* Problem requirements
Copy out the lines that have "document" in them.

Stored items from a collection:
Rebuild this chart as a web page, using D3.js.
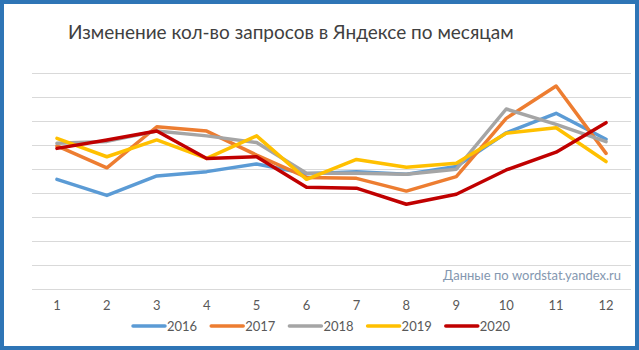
<!DOCTYPE html>
<html>
<head>
<meta charset="utf-8">
<script src="https://cdn.jsdelivr.net/npm/d3@7"></script>
<style>
  html, body { margin: 0; padding: 0; background: #fff; }
  svg { display: block; font-family: "Lato", "Open Sans", sans-serif; }
</style>
</head>
<body>
<svg id="chart" width="639" height="350"></svg>
<script>
// data (arbitrary units, gridline = 1)
const months = [1, 2, 3, 4, 5, 6, 7, 8, 9, 10, 11, 12];
const years = ["2016", "2017", "2018", "2019", "2020"];
const colors = ["#5b9bd5", "#ed7d31", "#a5a5a5", "#ffc000", "#c00000"];

const s2016 = [4.57, 3.90, 4.71, 4.89, 5.21, 4.80, 4.89, 4.78, 5.10, 6.51, 7.32, 6.24];
const s2017 = [5.96, 5.05, 6.76, 6.58, 5.58, 4.65, 4.61, 4.08, 4.68, 7.11, 8.46, 5.65];
const s2018 = [6.07, 6.15, 6.58, 6.38, 6.10, 4.82, 4.82, 4.78, 4.99, 7.50, 6.86, 6.14];
const s2019 = [6.28, 5.51, 6.21, 5.44, 6.38, 4.57, 5.40, 5.07, 5.24, 6.49, 6.72, 5.31];
const s2020 = [5.86, 6.21, 6.58, 5.44, 5.51, 4.24, 4.20, 3.53, 3.95, 4.96, 5.70, 6.93];

const yTicks = d3.range(0, 10); // 0..9

const seriesList = [s2016, s2017, s2018, s2019, s2020].map((values, i) => ({
  name: years[i],
  color: colors[i],
  values: values.map((v, j) => ({ month: months[j], value: v }))
}));

const svg = d3.select("#chart");
const width = +svg.attr("width");
const height = +svg.attr("height");
const margin = { top: 73, right: 8, bottom: 61, left: 32 };

// ── frame
svg.append("rect")
  .attr("x", 2).attr("y", 2)
  .attr("width", width - 4).attr("height", height - 4)
  .attr("fill", "#fff")
  .attr("stroke", "#2e75b6")
  .attr("stroke-width", 4);

// ── scales
const x = d3.scaleBand()
  .domain(months)
  .range([margin.left, width - margin.right]);

const y = d3.scaleLinear()
  .domain([0, 9])
  .range([height - margin.bottom, margin.top]);

// ── gridlines
svg.append("g")
  .selectAll("line")
  .data(yTicks)
  .join("line")
  .attr("x1", margin.left)
  .attr("x2", width - margin.right)
  .attr("y1", d => Math.round(y(d)) + 0.5)
  .attr("y2", d => Math.round(y(d)) + 0.5)
  .attr("stroke", "#d9d9d9")
  .attr("stroke-width", 1);

// ── x axis labels
const xAxis = svg.append("g")
  .attr("transform", `translate(0, ${height - margin.bottom})`)
  .call(d3.axisBottom(x).tickSize(0).tickPadding(12));
xAxis.select(".domain").remove();
xAxis.selectAll("text")
  .attr("fill", "#595959")
  .attr("font-size", "13px")
  .attr("font-family", "Lato, sans-serif");

// ── lines
const line = d3.line()
  .x(d => x(d.month) + x.bandwidth() / 2)
  .y(d => y(d.value));

svg.append("g")
  .selectAll("path")
  .data(seriesList)
  .join("path")
  .attr("d", d => line(d.values))
  .attr("fill", "none")
  .attr("stroke", d => d.color)
  .attr("stroke-width", 3.5)
  .attr("stroke-linejoin", "round")
  .attr("stroke-linecap", "round");

// ── title
svg.append("text")
  .attr("x", 68)
  .attr("y", 39)
  .attr("font-size", "19px")
  .attr("fill", "#404040")
  .text("Изменение кол-во запросов в Яндексе по месяцам");

// ── source note
svg.append("text")
  .attr("x", 621)
  .attr("y", 280)
  .attr("text-anchor", "end")
  .attr("font-size", "13px")
  .attr("fill", "#8497b0")
  .text("Данные по wordstat.yandex.ru");

// ── legend
const legend = svg.append("g")
  .attr("transform", `translate(133, 326)`);

legend.selectAll("g")
  .data(seriesList)
  .join("g")
  .attr("transform", (d, i) => `translate(${i * 78.2}, 0)`)
  .each(function (d) {
    const g = d3.select(this);
    g.append("line")
      .attr("x1", 0).attr("x2", 32)
      .attr("y1", 0).attr("y2", 0)
      .attr("stroke", d.color)
      .attr("stroke-width", 3.5)
      .attr("stroke-linecap", "round");
    g.append("text")
      .attr("x", 34)
      .attr("y", 5)
      .attr("font-size", "13px")
      .attr("fill", "#595959")
      .text(d.name);
  });
</script>
</body>
</html>
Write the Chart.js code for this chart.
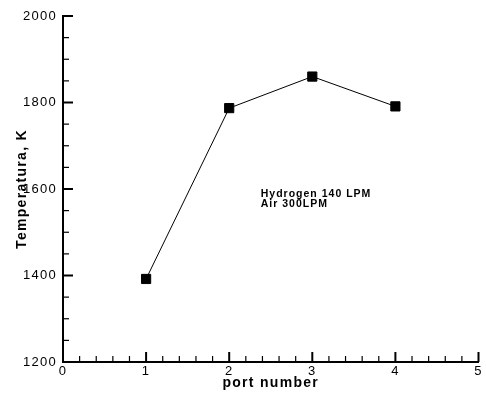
<!DOCTYPE html>
<html>
<head>
<meta charset="utf-8">
<script src="https://cdn.jsdelivr.net/npm/chart.js@4.4.1/dist/chart.umd.min.js"></script>
<style>
  html, body { margin: 0; padding: 0; background: #fff; }
  #wrap { width: 486px; height: 393px; }
</style>
</head>
<body>
<div id="wrap"><canvas id="tempChart" width="486" height="393"></canvas></div>
<script>
// Data
const ports = [1, 2, 3, 4];
const temperatures = [1392, 1787, 1860, 1791];
const noteLines = ['Hydrogen 140 LPM', 'Air 300LPM'];

// axis ranges
const xMin = 0, xMax = 5, xStep = 1, xMinorStep = 0.2;
const yMin = 1200, yMax = 2000, yStep = 200, yMinorStep = 50;

const fontFamily = '"Liberation Sans", Arial, Helvetica, sans-serif';

// letter spacing (the original text is a bit wide)
const spacingPlugin = {
    id: 'spacing',
    beforeUpdate(chart) { chart.ctx.letterSpacing = '1.3px'; },
    beforeDraw(chart) { chart.ctx.letterSpacing = '1.3px'; }
};

// inward tick marks, drawn from the scales
const inwardTicks = {
    id: 'inwardTicks',
    afterDraw(chart) {
        const ctx = chart.ctx;
        const xs = chart.scales.x, ys = chart.scales.y;
        const area = chart.chartArea;
        ctx.save();
        ctx.strokeStyle = '#000';
        ctx.lineCap = 'butt';
        // x axis
        const nx = Math.round((xMax - xMin) / xMinorStep);
        for (let i = 0; i <= nx; i++) {
            const v = xMin + i * xMinorStep;
            const major = Math.abs(v / xStep - Math.round(v / xStep)) < 1e-6;
            const px = xs.getPixelForValue(v);
            ctx.lineWidth = major ? 2 : 1.2;
            ctx.beginPath();
            ctx.moveTo(px, area.bottom);
            ctx.lineTo(px, area.bottom - (major ? 10 : 6));
            ctx.stroke();
        }
        // y axis
        const ny = Math.round((yMax - yMin) / yMinorStep);
        for (let i = 0; i <= ny; i++) {
            const v = yMin + i * yMinorStep;
            const major = (v - yMin) % yStep === 0;
            const py = ys.getPixelForValue(v);
            ctx.lineWidth = major ? 2 : 1.2;
            ctx.beginPath();
            ctx.moveTo(area.left, py);
            ctx.lineTo(area.left + (major ? 10 : 6), py);
            ctx.stroke();
        }
        ctx.restore();
    }
};

// text note inside the plot
const notePlugin = {
    id: 'note',
    afterDatasetsDraw(chart) {
        const ctx = chart.ctx;
        const xs = chart.scales.x, ys = chart.scales.y;
        ctx.save();
        ctx.letterSpacing = '1px';
        ctx.font = 'bold 10.5px ' + fontFamily;
        ctx.fillStyle = '#000';
        ctx.textBaseline = 'middle';
        ctx.textAlign = 'left';
        const x0 = xs.getPixelForValue(2.38);
        const y0 = ys.getPixelForValue(1589);
        noteLines.forEach((line, i) => ctx.fillText(line, x0, y0 + i * 10));
        ctx.restore();
    }
};

window.onload = () => {
    const canvas = document.getElementById('tempChart');

    new Chart(canvas, {
        type: 'line',
        data: {
            datasets: [{
                data: ports.map((p, i) => ({ x: p, y: temperatures[i] })),
                borderColor: '#000',
                borderWidth: 1,
                backgroundColor: '#000',
                pointStyle: 'rect',
                pointRadius: 6.5,
                pointBorderWidth: 1,
                pointBackgroundColor: '#000',
                pointBorderColor: '#000',
                tension: 0,
                fill: false
            }]
        },
        options: {
            responsive: false,
            animation: false,
            events: [],
            layout: { padding: { top: 16, right: 4, left: 0, bottom: 0 } },
            plugins: {
                legend: { display: false },
                tooltip: { enabled: false }
            },
            scales: {
                x: {
                    type: 'linear',
                    min: xMin,
                    max: xMax,
                    afterFit(scale) { scale.height = 31; },
                    grid: { display: false, drawTicks: false },
                    border: { display: true, color: '#000', width: 2 },
                    ticks: {
                        stepSize: xStep,
                        color: '#000',
                        padding: 2,
                        maxRotation: 0,
                        font: { family: fontFamily, size: 13 },
                        callback: v => String(v)
                    },
                    title: {
                        display: true,
                        text: 'port number',
                        color: '#000',
                        padding: { top: 0, bottom: 1 },
                        font: { family: fontFamily, size: 14, weight: 'bold' }
                    }
                },
                y: {
                    type: 'linear',
                    min: yMin,
                    max: yMax,
                    afterFit(scale) { scale.width = 63; },
                    grid: { display: false, drawTicks: false },
                    border: { display: true, color: '#000', width: 2 },
                    ticks: {
                        stepSize: yStep,
                        color: '#000',
                        padding: 6,
                        font: { family: fontFamily, size: 13 },
                        callback: v => String(v)
                    },
                    title: {
                        display: true,
                        text: 'Temperatura, K',
                        color: '#000',
                        padding: { top: 14, bottom: 0 },
                        font: { family: fontFamily, size: 14, weight: 'bold' }
                    }
                }
            }
        },
        plugins: [spacingPlugin, inwardTicks, notePlugin]
    });
};
</script>
</body>
</html>
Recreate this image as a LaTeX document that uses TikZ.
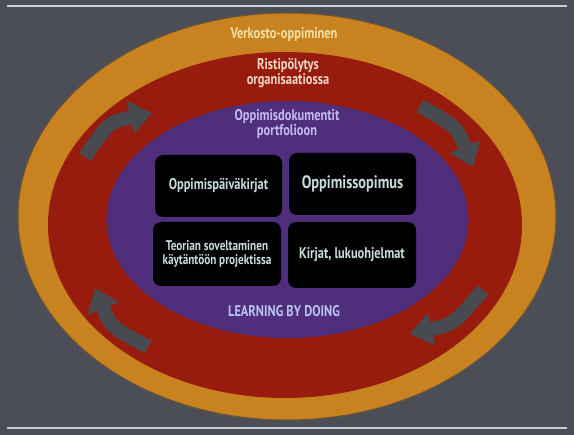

* Final result
    const canvas = document.getElementById('tempChart');
Recreate this image as a LaTeX document that uses TikZ.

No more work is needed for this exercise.